Brokerage firm Goldman Sachs upgraded the stock to buy and increased its target price to Rs 1,460, up 53% from its current rate.

“We believe Paytm’s strong topline growth of 89% YoY in 3QFY22 (11% ahead of GSe) will help allay investor concerns around declining payments take rate in recent years. In addition, Paytm continues to gain market share across both Unified Payments Interface (UPI) and non-UPI, and its lending business is seeing robust traction (+201% YoY revenue growth in 3Q),” Goldman Sachs said. It has increased topline estimates by 7-10% and expects growth momentum to sustain.
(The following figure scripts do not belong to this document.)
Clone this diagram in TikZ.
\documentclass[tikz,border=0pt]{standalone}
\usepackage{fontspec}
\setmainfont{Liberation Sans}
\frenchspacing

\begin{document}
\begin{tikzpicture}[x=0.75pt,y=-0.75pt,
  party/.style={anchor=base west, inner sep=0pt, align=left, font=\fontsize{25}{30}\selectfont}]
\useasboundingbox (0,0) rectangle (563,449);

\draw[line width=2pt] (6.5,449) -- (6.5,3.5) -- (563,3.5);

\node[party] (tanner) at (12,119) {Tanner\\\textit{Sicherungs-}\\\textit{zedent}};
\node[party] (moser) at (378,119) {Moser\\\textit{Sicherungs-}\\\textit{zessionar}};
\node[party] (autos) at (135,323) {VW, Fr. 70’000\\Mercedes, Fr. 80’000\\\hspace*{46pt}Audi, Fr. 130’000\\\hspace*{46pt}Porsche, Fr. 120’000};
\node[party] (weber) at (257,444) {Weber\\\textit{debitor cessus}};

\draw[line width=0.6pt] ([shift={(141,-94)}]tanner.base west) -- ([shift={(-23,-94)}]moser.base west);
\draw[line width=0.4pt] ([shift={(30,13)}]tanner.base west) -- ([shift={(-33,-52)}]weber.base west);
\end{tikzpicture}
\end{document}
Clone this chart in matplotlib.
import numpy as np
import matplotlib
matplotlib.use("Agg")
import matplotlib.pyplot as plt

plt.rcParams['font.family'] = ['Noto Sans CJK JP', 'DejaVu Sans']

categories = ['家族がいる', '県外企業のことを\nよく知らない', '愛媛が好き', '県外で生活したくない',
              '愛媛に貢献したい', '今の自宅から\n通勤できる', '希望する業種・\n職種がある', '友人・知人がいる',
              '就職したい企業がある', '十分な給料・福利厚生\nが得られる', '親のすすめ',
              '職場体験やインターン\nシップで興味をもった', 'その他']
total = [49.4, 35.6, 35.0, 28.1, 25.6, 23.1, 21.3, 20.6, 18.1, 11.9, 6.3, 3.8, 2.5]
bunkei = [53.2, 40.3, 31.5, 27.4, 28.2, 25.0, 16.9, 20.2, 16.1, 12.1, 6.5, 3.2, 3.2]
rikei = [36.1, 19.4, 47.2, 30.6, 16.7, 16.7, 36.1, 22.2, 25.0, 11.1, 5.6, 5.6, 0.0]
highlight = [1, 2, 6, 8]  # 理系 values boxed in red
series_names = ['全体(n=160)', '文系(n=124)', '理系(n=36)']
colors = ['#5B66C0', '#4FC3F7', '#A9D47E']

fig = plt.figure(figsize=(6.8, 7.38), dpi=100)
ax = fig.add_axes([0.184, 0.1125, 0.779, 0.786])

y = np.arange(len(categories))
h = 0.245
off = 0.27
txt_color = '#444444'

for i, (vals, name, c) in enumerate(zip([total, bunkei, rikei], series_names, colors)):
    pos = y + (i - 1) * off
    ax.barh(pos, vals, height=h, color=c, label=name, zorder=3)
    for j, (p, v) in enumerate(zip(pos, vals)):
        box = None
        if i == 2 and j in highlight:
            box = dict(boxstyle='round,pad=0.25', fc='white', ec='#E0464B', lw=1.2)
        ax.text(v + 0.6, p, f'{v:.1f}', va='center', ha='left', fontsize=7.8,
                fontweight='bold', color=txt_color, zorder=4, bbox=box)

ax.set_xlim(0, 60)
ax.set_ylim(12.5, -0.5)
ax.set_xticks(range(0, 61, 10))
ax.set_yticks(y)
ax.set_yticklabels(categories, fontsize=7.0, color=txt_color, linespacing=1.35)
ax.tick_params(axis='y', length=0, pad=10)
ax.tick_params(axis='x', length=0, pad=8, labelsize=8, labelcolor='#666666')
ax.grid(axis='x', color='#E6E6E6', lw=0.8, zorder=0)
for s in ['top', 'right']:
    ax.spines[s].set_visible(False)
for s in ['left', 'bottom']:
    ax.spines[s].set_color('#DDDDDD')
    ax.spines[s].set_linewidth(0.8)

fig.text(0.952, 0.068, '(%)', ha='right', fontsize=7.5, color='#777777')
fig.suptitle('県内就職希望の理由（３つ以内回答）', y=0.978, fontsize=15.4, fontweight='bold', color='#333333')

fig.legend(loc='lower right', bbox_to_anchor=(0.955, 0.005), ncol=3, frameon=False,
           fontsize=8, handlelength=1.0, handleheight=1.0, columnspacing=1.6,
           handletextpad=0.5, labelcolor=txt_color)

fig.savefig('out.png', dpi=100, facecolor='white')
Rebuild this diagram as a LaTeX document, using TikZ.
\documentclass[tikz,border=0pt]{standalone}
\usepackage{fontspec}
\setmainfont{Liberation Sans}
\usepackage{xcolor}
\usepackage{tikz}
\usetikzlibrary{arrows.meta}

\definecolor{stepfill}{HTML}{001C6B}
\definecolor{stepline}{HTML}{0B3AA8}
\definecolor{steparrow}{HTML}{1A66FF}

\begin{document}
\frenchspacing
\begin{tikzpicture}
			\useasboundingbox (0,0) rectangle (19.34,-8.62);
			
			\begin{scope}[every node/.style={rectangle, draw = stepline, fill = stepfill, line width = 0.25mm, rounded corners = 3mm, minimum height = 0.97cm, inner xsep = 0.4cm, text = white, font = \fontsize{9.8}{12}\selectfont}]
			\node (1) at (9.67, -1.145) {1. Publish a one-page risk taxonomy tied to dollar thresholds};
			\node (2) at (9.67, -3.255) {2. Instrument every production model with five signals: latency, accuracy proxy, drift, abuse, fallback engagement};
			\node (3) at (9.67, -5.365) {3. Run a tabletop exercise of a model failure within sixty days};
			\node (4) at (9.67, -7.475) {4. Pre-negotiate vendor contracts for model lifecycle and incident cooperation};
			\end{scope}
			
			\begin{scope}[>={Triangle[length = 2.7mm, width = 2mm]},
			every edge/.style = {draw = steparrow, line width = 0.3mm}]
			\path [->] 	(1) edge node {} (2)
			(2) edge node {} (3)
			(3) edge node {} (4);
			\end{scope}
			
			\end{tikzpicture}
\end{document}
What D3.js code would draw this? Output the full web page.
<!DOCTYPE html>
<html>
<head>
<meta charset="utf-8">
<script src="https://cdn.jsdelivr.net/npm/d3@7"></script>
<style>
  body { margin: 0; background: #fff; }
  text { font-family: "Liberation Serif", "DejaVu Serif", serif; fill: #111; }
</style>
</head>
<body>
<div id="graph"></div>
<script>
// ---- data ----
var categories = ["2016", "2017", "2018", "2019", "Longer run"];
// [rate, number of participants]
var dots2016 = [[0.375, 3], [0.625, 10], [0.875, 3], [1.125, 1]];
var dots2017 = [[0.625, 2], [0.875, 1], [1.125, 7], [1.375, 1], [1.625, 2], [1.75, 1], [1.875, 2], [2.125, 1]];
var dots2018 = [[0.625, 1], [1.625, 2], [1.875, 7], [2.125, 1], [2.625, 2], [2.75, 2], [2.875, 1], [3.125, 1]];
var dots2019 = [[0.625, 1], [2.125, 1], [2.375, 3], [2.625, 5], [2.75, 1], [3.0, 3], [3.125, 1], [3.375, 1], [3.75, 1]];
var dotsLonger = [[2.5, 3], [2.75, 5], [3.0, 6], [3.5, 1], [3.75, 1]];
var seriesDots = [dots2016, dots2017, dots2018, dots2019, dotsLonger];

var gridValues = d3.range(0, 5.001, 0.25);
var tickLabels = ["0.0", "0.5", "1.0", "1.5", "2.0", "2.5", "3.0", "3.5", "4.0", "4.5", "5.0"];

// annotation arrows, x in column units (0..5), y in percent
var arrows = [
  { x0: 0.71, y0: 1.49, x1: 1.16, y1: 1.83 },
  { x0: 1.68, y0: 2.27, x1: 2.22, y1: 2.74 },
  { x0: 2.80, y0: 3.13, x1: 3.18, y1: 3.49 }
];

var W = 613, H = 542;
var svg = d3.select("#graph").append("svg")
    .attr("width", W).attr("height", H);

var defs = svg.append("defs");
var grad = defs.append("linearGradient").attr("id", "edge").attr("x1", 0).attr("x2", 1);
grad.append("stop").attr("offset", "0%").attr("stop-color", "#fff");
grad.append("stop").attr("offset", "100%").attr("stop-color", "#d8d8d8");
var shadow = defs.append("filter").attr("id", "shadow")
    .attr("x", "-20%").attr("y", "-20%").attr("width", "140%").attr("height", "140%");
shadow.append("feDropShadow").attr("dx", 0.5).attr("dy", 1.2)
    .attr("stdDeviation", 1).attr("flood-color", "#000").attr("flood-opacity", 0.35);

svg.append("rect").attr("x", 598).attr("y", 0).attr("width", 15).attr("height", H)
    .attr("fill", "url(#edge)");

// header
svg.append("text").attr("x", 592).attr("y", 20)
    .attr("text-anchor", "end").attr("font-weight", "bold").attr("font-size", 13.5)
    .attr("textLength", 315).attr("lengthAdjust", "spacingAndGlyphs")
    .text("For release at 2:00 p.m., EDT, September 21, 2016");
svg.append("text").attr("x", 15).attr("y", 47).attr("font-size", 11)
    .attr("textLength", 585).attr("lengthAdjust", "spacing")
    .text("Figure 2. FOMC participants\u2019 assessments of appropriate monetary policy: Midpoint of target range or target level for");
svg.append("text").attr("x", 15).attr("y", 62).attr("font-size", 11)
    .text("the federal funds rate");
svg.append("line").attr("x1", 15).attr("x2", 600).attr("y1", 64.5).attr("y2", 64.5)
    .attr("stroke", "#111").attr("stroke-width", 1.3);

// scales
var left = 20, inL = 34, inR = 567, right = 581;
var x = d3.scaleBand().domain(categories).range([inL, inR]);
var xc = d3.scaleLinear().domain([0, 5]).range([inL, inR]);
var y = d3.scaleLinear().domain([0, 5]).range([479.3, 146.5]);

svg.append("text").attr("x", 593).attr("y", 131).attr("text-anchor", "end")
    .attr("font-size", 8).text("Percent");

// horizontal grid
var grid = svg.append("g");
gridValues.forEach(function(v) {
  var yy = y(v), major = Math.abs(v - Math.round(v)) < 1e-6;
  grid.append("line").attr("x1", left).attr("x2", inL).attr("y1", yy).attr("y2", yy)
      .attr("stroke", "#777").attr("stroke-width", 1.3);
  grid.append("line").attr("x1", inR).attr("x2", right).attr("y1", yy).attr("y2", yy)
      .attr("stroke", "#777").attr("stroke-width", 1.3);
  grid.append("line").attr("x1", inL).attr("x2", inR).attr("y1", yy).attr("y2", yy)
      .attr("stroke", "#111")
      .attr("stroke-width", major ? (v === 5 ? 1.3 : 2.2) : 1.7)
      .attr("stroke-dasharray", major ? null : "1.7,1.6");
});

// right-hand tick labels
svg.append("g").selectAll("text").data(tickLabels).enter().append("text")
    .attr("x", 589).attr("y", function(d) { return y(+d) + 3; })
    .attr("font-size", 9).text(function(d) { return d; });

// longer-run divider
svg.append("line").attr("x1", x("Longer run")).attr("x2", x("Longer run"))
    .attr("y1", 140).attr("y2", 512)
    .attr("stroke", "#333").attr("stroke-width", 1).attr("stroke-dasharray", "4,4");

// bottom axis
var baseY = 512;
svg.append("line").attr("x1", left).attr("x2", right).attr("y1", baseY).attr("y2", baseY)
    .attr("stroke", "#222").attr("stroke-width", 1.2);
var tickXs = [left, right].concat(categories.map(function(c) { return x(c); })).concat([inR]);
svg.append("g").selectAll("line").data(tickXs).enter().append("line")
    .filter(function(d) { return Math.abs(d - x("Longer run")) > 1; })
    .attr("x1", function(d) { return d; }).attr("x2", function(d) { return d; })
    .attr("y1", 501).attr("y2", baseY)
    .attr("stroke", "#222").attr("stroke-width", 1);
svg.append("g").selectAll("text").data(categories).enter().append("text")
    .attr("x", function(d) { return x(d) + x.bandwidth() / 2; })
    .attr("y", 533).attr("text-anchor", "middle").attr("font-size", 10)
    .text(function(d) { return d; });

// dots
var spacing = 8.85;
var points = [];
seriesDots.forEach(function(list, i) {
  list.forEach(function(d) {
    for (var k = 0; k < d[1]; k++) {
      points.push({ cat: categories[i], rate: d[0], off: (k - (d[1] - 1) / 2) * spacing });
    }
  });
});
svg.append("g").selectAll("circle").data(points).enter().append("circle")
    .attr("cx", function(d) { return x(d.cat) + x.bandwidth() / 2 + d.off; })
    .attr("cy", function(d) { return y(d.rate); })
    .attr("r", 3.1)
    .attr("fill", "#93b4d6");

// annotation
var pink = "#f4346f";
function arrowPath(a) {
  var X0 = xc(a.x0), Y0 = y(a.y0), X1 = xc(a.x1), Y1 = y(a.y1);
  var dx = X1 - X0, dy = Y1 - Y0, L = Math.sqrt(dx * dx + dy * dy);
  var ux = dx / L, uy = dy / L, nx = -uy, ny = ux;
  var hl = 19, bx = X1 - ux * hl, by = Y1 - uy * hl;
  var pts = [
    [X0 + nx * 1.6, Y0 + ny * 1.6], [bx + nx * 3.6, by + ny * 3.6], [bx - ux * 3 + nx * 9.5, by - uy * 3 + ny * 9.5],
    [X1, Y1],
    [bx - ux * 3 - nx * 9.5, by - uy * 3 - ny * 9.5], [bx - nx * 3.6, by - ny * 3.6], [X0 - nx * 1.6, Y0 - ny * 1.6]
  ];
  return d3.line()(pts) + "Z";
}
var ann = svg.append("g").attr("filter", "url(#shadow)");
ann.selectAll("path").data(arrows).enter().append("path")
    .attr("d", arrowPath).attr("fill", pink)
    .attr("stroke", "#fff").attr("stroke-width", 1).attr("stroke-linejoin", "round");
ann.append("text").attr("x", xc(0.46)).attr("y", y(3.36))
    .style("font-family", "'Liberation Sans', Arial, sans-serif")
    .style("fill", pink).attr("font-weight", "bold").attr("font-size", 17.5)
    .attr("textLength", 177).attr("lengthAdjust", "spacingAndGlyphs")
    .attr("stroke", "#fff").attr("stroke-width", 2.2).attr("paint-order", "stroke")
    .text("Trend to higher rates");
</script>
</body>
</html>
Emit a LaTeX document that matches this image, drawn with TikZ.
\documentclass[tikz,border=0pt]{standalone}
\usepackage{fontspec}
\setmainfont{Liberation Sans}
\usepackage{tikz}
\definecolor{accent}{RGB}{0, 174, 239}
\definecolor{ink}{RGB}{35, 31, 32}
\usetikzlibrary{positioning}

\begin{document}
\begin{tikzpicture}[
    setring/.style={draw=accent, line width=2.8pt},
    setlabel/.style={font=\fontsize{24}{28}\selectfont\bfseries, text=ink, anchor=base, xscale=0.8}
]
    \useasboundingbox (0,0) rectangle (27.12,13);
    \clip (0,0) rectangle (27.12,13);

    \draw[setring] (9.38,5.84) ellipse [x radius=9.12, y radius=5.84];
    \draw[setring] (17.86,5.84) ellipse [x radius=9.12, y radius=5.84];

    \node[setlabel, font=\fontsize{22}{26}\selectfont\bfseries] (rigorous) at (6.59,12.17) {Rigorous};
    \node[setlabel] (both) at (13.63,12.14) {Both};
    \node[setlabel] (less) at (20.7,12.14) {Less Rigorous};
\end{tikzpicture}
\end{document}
The brokerage firm forecast 89% YoY revenue growth in the fourth quarter of FY22, with 35% FY22E-25E revenue compound annual growth rate.

“We expect Paytm’s increase in scale to result in an improving margin trend, with the company reaching adjusted Ebitda breakeven by FY25E. We also note that Paytm has a strong balance sheet ($ 1.4 billion cash as of December 2021), and see limited likelihood of the company needing to raise capital again ($ 210 million annual cash burn),” Goldman Sachs added.

Loan distribution business is still subscale for Paytm, with the company distributing only 39,000 merchant loans and 60,000 personal loans in the quarter. Ninety eight percent of loans by volume are BNPL (buy now pay later) where ticket sizes are less than Rs 3,000. Analysts remained sceptical of the scalability of this vertical in a pure-distribution model.